Babies and preschoolers are at particularly high risk for developing serious symptoms when infected with coronavirus, a new study published online in the journal Pediatrics revealed Wednesday.

Although the percentage of severe cases in children are very small -- nearly 6 percent of the 2,143 cases of children under 18 years old that were reviewed -- those who developed serious illnesses experienced dire respiratory problems.


Researchers examined the cases of children across China that were reported to the Chinese Centers for Disease Control and Prevention as of Feb. 8 in connection with the virus.

A third of the cases tested positive for COVID-19 with laboratory testing, while the other cases are considered suspected pa

tients based on the child’s symptoms, chest X-rays, blood tests and whether the child had been exposed to people with coronavirus.

About half of the children had mild symptoms, such as fever, fatigue, cough, congestion and possibly nausea or diarrhea. More than a third — about 39 percent — became moderately sick, and showed additional symptoms including pneumonia or lung problems revealed in CT scans, without obvious shortness of breath. About 4% had no symptoms at all.

The most severe symptoms existed in a small group of 125 children.

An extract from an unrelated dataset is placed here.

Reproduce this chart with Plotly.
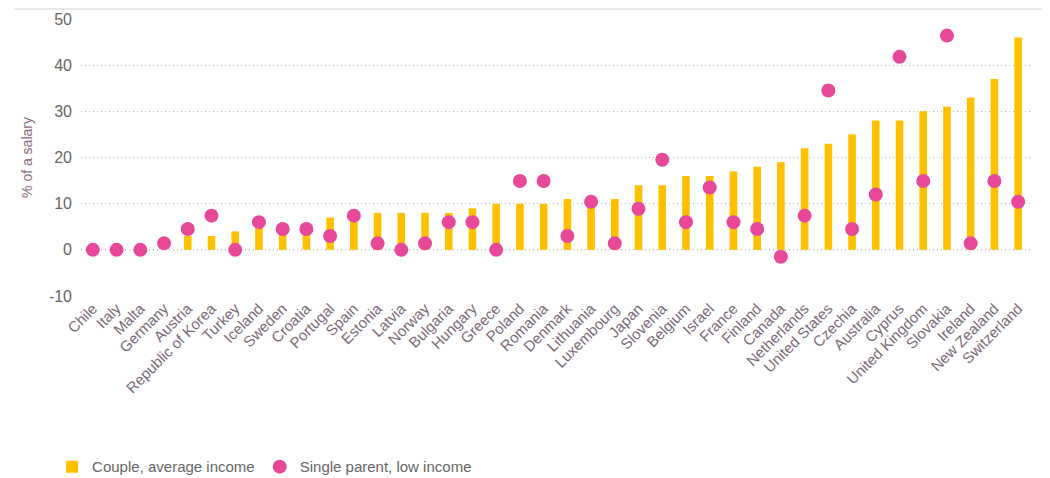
import plotly.graph_objects as go

countries = ["Chile", "Italy", "Malta", "Germany", "Austria", "Republic of Korea", "Turkey",
             "Iceland", "Sweden", "Croatia", "Portugal", "Spain", "Estonia", "Latvia", "Norway",
             "Bulgaria", "Hungary", "Greece", "Poland", "Romania", "Denmark", "Lithuania",
             "Luxembourg", "Japan", "Slovenia", "Belgium", "Israel", "France", "Finland", "Canada",
             "Netherlands", "United States", "Czechia", "Australia", "Cyprus", "United Kingdom",
             "Slovakia", "Ireland", "New Zealand", "Switzerland"]

couple_avg = [0, 0, 0, 0, 3, 3, 4, 5, 4, 4, 7, 7, 8, 8, 8, 8, 9, 10, 10, 10, 11, 11, 11, 14, 14,
              16, 16, 17, 18, 19, 22, 23, 25, 28, 28, 30, 31, 33, 37, 46]

single_low = [0, 0, 0, 1.4, 4.5, 7.4, 0, 6.0, 4.5, 4.5, 3.0, 7.4, 1.4, 0, 1.4, 6.0, 6.0, 0, 14.9,
              14.9, 3.0, 10.4, 1.4, 8.9, 19.5, 6.0, 13.5, 6.0, 4.5, -1.5, 7.4, 34.5, 4.5, 12.0, 41.8,
              14.9, 46.4, 1.4, 14.9, 10.4]

y_ticks = [-10, 0, 10, 20, 30, 40, 50]
y_tick_labels = ["-10", "0", "10", "20", "30", "40", "50"]

FONT = "Arial, Liberation Sans, sans-serif"

fig = go.Figure()
fig.add_trace(go.Bar(
    x=countries, y=couple_avg, name="Couple, average income",
    marker=dict(color="#FFC000", line=dict(width=0)), width=0.32,
))
fig.add_trace(go.Scatter(
    x=countries, y=single_low, name="Single parent, low income", mode="markers",
    marker=dict(color="#E8489A", size=14, line=dict(width=0)),
))

fig.add_shape(type="line", xref="paper", yref="y", x0=0, x1=1, y0=0, y1=0,
              line=dict(color="#C4A070", width=1, dash="1px,3px"), layer="below")
fig.add_shape(type="line", xref="paper", yref="paper", x0=-0.07, x1=1.02, y0=1.036, y1=1.036,
              line=dict(color="#E8E8E8", width=2))

fig.update_layout(
    width=1050, height=478,
    margin=dict(l=73, r=28, t=11, b=190, autoexpand=False),
    paper_bgcolor="white", plot_bgcolor="white",
    font=dict(family=FONT, color="#666666"),
    showlegend=True,
    legend=dict(orientation="h", xref="container", yref="container", x=0.042, y=0.04,
                xanchor="left", yanchor="middle",
                font=dict(size=15, color="#666666"), itemwidth=30, traceorder="normal"),
    bargap=0.6,
)
fig.update_xaxes(
    type="category", tickangle=-45, showgrid=False, showline=False, ticks="",
    tickfont=dict(size=15, color="#7A6A78"), range=[-0.5, 39.5], automargin=False,
)
fig.update_yaxes(
    range=[-10, 50], tickvals=y_ticks, ticktext=y_tick_labels, showgrid=True,
    gridcolor="#BBBBBB", griddash="1px,3px",
    gridwidth=1, zeroline=False, showline=False, ticks="", automargin=False,
    ticklabelstandoff=8,
    tickfont=dict(size=16, color="#666666"),
    title=dict(text="% of a salary", font=dict(size=14, color="#8A6A80"), standoff=12),
)

fig.write_html("out.html")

Thirteen of those children were listed in “critical” condition and were on the verge of respiratory or organ failure. The other children were classified as “severe” because they had dire respiratory problems.

One 14-year-old boy with confirmed coronavirus infection died, according to Shilu Tong, the study’s senior author, who is director of the Department of Clinical Epidemiology and Biostatistics at Shanghai Children’s Medical Center.

Although the study concluded that children in general exhibit less severe symptoms than older adults -- who are considered the most at-risk population for contracting the virus -- young children and infants are an additionally vulnerable population.


Researchers remain puzzled by why children are less affected by the virus than adults, but the study suggested that one possible reason for this is because the receptor in the lungs that COVID-19 binds too is less developed in children than in adults.